Как бы внешне ни складывалась — удачно или нет — судьба женщины, ее жизнь в романах этого цикла — всегда драма: таков ее мир, так она понимает его.
В двух романах Насирдина Байтемирова — «Сито жизни» и «Девичий родник», — вошедших в настоящее издание, мы тоже видим драматично сложившиеся женские судьбы — читатель сам может судить о том, в какой степени изменившееся время повлияло на положение женщины.
Два романа — «Сито жизни» и «Девичий родник». Сочетание давнего и сегодняшнего, молодости и старости, бури и покоя. Но так ли? Есть ли покой в старости?
…Серкебаю под семьдесят. Почти полвека он женат на своей Бурмакан. У них три дочери, которые теперь живут в городе. Уже более тридцати лет Серкебай председательствует в орденоносном колхозе «Красный мак». За это время некогда нищее становище превратилось в современный поселок из благоустроенных домов с водопроводом, электричеством и газом, с лампами дневного света на улицах, с роскошным Дворцом культуры, с величественным памятником односельчанам, погибшим на фронтах Отечественной войны. В колхозе мощная сельскохозяйственная техника, личные автомобили, в каждой семье телевизор…
Итак, еще один роман о колхозном строительстве? О том, как тяжко приходилось раньше простому киргизу и как радостно стало жить теперь? В том-то и дело, что нет! В том-то и дело, что при всей обычности исходных фабульных мотивов это роман во многих отношениях необычный.

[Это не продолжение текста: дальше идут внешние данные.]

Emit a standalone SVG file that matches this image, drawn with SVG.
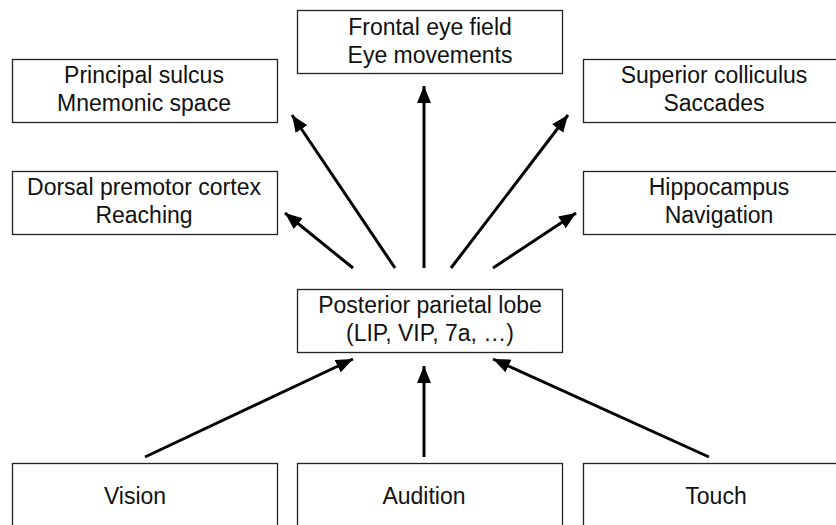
<svg xmlns="http://www.w3.org/2000/svg" width="836" height="525" viewBox="0 0 836 525">
<style>
.box{fill:#fff;stroke:#222;stroke-width:1.3}
text{font-family:"Liberation Sans",Arial,sans-serif;font-size:23px;fill:#111;text-anchor:middle}
.c line{stroke:#000;stroke-width:3;marker-end:url(#ah)}
</style>
<defs>
<marker id="ah" markerUnits="userSpaceOnUse" markerWidth="19" markerHeight="16" refX="17" refY="7" orient="auto">
<path d="M0,0 L17,7 L0,14 z" fill="#000"/>
</marker>
</defs>
<rect width="836" height="525" fill="#fff"/>
<g id="frontal"><rect class="box" x="297.5" y="10.5" width="265" height="63"/><text x="430" y="35">Frontal eye field</text><text x="430" y="63">Eye movements</text></g>
<g id="principal"><rect class="box" x="12.5" y="59.5" width="265" height="63"/><text x="144" y="83">Principal sulcus</text><text x="144" y="111">Mnemonic space</text></g>
<g id="superior"><rect class="box" x="583.5" y="59.5" width="265" height="63"/><text x="714" y="83">Superior colliculus</text><text x="714" y="111">Saccades</text></g>
<g id="dorsal"><rect class="box" x="12.5" y="171.5" width="265" height="63"/><text x="144" y="195">Dorsal premotor cortex</text><text x="144" y="223">Reaching</text></g>
<g id="hippocampus"><rect class="box" x="583.5" y="171.5" width="265" height="63"/><text x="719" y="195">Hippocampus</text><text x="719" y="223">Navigation</text></g>
<g id="parietal"><rect class="box" x="297.5" y="289.5" width="265" height="63"/><text x="430" y="313">Posterior parietal lobe</text><text x="430" y="341">(LIP, VIP, 7a, …)</text></g>
<g id="vision"><rect class="box" x="12.5" y="463.5" width="265" height="63"/><text x="135" y="504">Vision</text></g>
<g id="audition"><rect class="box" x="297.5" y="463.5" width="265" height="63"/><text x="424" y="504">Audition</text></g>
<g id="touch"><rect class="box" x="583.5" y="463.5" width="265" height="63"/><text x="716" y="504">Touch</text></g>
<g id="connectors" class="c">
<line x1="353" y1="268" x2="285" y2="213"/>
<line x1="395" y1="268" x2="292" y2="115"/>
<line x1="424" y1="268" x2="424" y2="86"/>
<line x1="451" y1="268" x2="568" y2="115"/>
<line x1="493" y1="268" x2="576" y2="213"/>
<line x1="145" y1="457" x2="353" y2="359"/>
<line x1="424" y1="457" x2="424" y2="366"/>
<line x1="709" y1="457" x2="493" y2="359"/>
</g>
</svg>
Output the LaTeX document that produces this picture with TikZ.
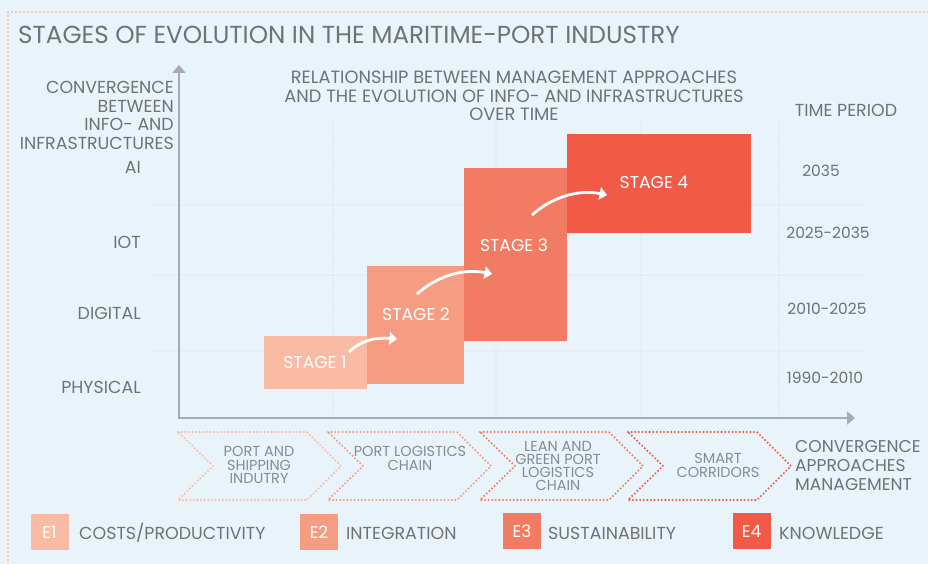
\documentclass[tikz,border=0pt]{standalone}
\usepackage{fontspec}
\setmainfont{Poppins}
\usetikzlibrary{arrows.meta}
\definecolor{bg}{RGB}{232,243,250}
\definecolor{peach}{RGB}{250,188,160}
\definecolor{txt}{RGB}{112,114,120}
\definecolor{ctxt}{RGB}{135,139,148}
\definecolor{axiscol}{RGB}{168,170,178}
\definecolor{gridcol}{RGB}{165,172,182}
\definecolor{cA}{RGB}{249,187,163}
\definecolor{cB}{RGB}{246,156,130}
\definecolor{cC}{RGB}{242,123,99}
\definecolor{cD}{RGB}{240,90,70}
\tikzset{
  lbl/.style={inner sep=0pt, text=txt, font=\fontsize{17.4}{18.5}\selectfont},
  chevtxt/.style={inner sep=0pt, text=ctxt, align=center, font=\fontsize{14.5}{13.3}\selectfont},
  stagebox/.style={draw=none, inner sep=0pt, minimum width=#1},
  stagelbl/.style={inner sep=0pt, text=white, font=\fontsize{17.2}{18}\selectfont},
  legbox/.style={inner sep=0pt, minimum width=38pt, minimum height=36pt, text=white, font=\fontsize{17}{18}\selectfont},
  gridline/.style={gridcol, line width=0.9pt, dash pattern=on 0pt off 3pt, line cap=round},
  chevline/.style={line width=2.3pt, dash pattern=on 0pt off 3.6pt, line cap=round},
  flow/.style={white, line width=2.8pt, -{Triangle[length=7.5pt,width=12.5pt]}},
}
\begin{document}
\begin{tikzpicture}[x=1pt,y=-1pt]
\useasboundingbox (0,0) rectangle (928,564);
\fill[bg] (0,0) rectangle (928,564);
\draw[peach, line width=2.3pt, dash pattern=on 0pt off 4pt, line cap=round] (8,564) -- (8,12) -- (928,12);

% title
\node[lbl, anchor=west, font=\fontsize{24.6}{28}\selectfont] (title) at (18,35) {STAGES OF EVOLUTION IN THE MARITIME-PORT INDUSTRY};

% grid
\foreach \yy in {205,275,351} \draw[gridline] (154,\yy) -- (862,\yy);
\foreach \xx in {333,496,641,779} \draw[gridline] (\xx,122) -- (\xx,418);

% axes
\coordinate (ytop) at (179,65);
\coordinate (origin) at (179,418);
\coordinate (xend) at (855,418);
\draw[axiscol, line width=1.8pt, {Triangle[length=8pt,width=13pt]}-{Triangle[length=8pt,width=13pt]}] (ytop) -- (origin) -- (xend);

% axis labels
\node[lbl, anchor=east, align=right] (yax) at (174,115.5) {CONVERGENCE\\BETWEEN\\INFO- AND\\INFRASTRUCTURES};
\node[lbl, anchor=east] (ai) at (141,167) {AI};
\node[lbl, anchor=east] (iot) at (141,242) {IOT};
\node[lbl, anchor=east] (dig) at (141,313) {DIGITAL};
\node[lbl, anchor=east] (phy) at (141,387) {PHYSICAL};

\node[lbl, align=center, font=\fontsize{17.8}{18.5}\selectfont] (ctitle) at (514,96) {RELATIONSHIP BETWEEN MANAGEMENT APPROACHES\\AND THE EVOLUTION OF INFO- AND INFRASTRUCTURES\\OVER TIME};

\node[lbl] (tp) at (846,110) {TIME PERIOD};
\node[lbl, font=\fontsize{15.5}{18}\selectfont] (y4) at (821,171) {2035};
\node[lbl, font=\fontsize{15.5}{18}\selectfont] (y3) at (828,233) {2025-2035};
\node[lbl, font=\fontsize{15.5}{18}\selectfont] (y2) at (827,309) {2010-2025};
\node[lbl, font=\fontsize{15.5}{18}\selectfont] (y1) at (825,378) {1990-2010};

% stage boxes
\node[stagebox=103pt, minimum height=53pt, fill=cA] (s1) at (315.5,362.5) {};
\node[stagebox=97pt, minimum height=118pt, fill=cB] (s2) at (415.5,325) {};
\node[stagebox=103pt, minimum height=173pt, fill=cC] (s3) at (515.5,254.5) {};
\node[stagebox=184pt, minimum height=99pt, fill=cD] (s4) at (659,183.5) {};

\node[stagelbl] (l1) at (315,362) {STAGE 1};
\node[stagelbl] (l2) at (416,314) {STAGE 2};
\node[stagelbl] (l3) at (514,245) {STAGE 3};
\node[stagelbl] (l4) at (654,182) {STAGE 4};

% curved arrows
\coordinate (a1s) at (349,352); \coordinate (a1e) at (397,339);
\coordinate (a2s) at (417,294); \coordinate (a2e) at (492,274);
\coordinate (a3s) at (532,215); \coordinate (a3e) at (607,195);
\draw[flow] (a1s) .. controls (360,341) and (375,337) .. (a1e);
\draw[flow] (a2s) .. controls (436,277) and (462,268) .. (a2e);
\draw[flow] (a3s) .. controls (551,198) and (577,189) .. (a3e);

% chevrons
\foreach \x/\c in {178/cA, 328/cB, 480/cC, 628/cD}{
  \draw[chevline, \c] (\x,432) -- (\x+129,432) -- (\x+163,466) -- (\x+129,500) -- (\x,500) -- (\x+35,466) -- cycle;
}
\node[chevtxt] (c1) at (259,465) {PORT AND\\SHIPPING\\INDUTRY};
\node[chevtxt] (c2) at (410,458.5) {PORT LOGISTICS\\CHAIN};
\node[chevtxt] (c3) at (558,466) {LEAN AND\\GREEN PORT\\LOGISTICS\\CHAIN};
\node[chevtxt] (c4) at (718,465.5) {SMART\\CORRIDORS};
\node[lbl, anchor=west, align=left, font=\fontsize{17.1}{19}\selectfont] (conv) at (795,466) {CONVERGENCE\\APPROACHES\\MANAGEMENT};

% legend
\node[legbox, fill=cA] (e1) at (49.5,532) {E1};
\node[lbl, anchor=west] (t1) at (79,533) {COSTS/PRODUCTIVITY};
\node[legbox, fill=cB] (e2) at (319,532) {E2};
\node[lbl, anchor=west] (t2) at (346,533) {INTEGRATION};
\node[legbox, fill=cC] (e3) at (522,531) {E3};
\node[lbl, anchor=west] (t3) at (548,533) {SUSTAINABILITY};
\node[legbox, fill=cD] (e4) at (751.5,531) {E4};
\node[lbl, anchor=west] (t4) at (779,533) {KNOWLEDGE};
\end{tikzpicture}
\end{document}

Прежде всего «Сито жизни» книга о том, как трудно стало жить Серкебаю именно теперь, когда он столького достиг, когда годы и положение обязывают его — он выходит на пенсию — оглянуться и подвести итоги всему сделанному и совершенному им на земле. Итоги не хозяйственные, — конечно, они налицо, — а нравственные. Это книга о том, как трудно взглянуть правде в глаза, когда память невольно воскрешает твои собственные поступки и снова заставляет, но уже мысленно, пройти через былые испытания. Когда сам становишься нелицеприятным судьей всего прожитого и пережитого тобою.
При всем том, что Серкебай многого в жизни достиг и пользуется всеобщим уважением, ему есть из-за чего терзаться. Были, оказывается, в его биографии поступки, которых он стыдится тем больше, чем старше становится. И уж они-то будут мучить его до самой смерти. Так что перед нами не столько летопись жизни героя, сколько история его прегрешений.
Их немало, и они разного свойства. Еще в юности Серкебай, будучи батраком, безропотно выполнил подлое поручение своего хозяина. Потом ему приглянулась красивая женщина, и он, не задумываясь, убил ее мужа, а сам женился на ней. Потом в трудную минуту он эту женщину бросил. (Через отношения с женщинами, через Аруке и Бурмакан многое высвечено в Серкебае.) Потом, внезапно разбогатев, стал помыкать своим бывшим другом. Потом…
Даже уже став председателем колхоза, Серкебай не раз проявлял далеко не лучшие стороны своего властного, вспыльчивого характера. А разве не бывало так, что его хваленая решительность оборачивалась жестокостью, твердость — бездушием, непреклонность — черствостью? Казалось бы, бремя прожитых лет должно было сгладить чувство вины, приглушить рефлексию. Но, хотя годы и изменили его былые представления о мире, о себе, о долге перед людьми, именно по этой причине их бремя к концу жизни стало еще более тяжким. И вот — покаянная исповедь…
Словом, перед нами долгий, неизбывный спор новых нравственных норм и моральных установлений с прежними полудикими понятиями простого человека о добре и зле, о праве, о чести. И спор этот разворачивается на биографии Серкебая, полной злоключений и испытаний. По существу, это спор-диалог героя с самим собой, с собой прежним.
А сквозь этот диалог словно бы просвечивает еще один спор, разгорающийся в недрах самой стилистики романа. То есть уже не этический, а эстетический и — в отличие от первого — совершенно непредумышленный и, что еще важнее, так и не завершенный. Если нравственная полемика, которую Серкебай ведет с самим собой, явно приводит к торжеству новых взглядов над старыми, то результат стилевой полемики, какую являет собой повествование Н. Байтемирова, неопределенен. Этот спор никак не разрешается и повисает в воздухе. Так что говорить о торжестве новаторского или, наоборот, традиционного начала применительно к этому роману не приходится. Речь, скорее, может идти о взаимном сосуществовании тех и других тенденций попеременно с их взаимной оппозицией.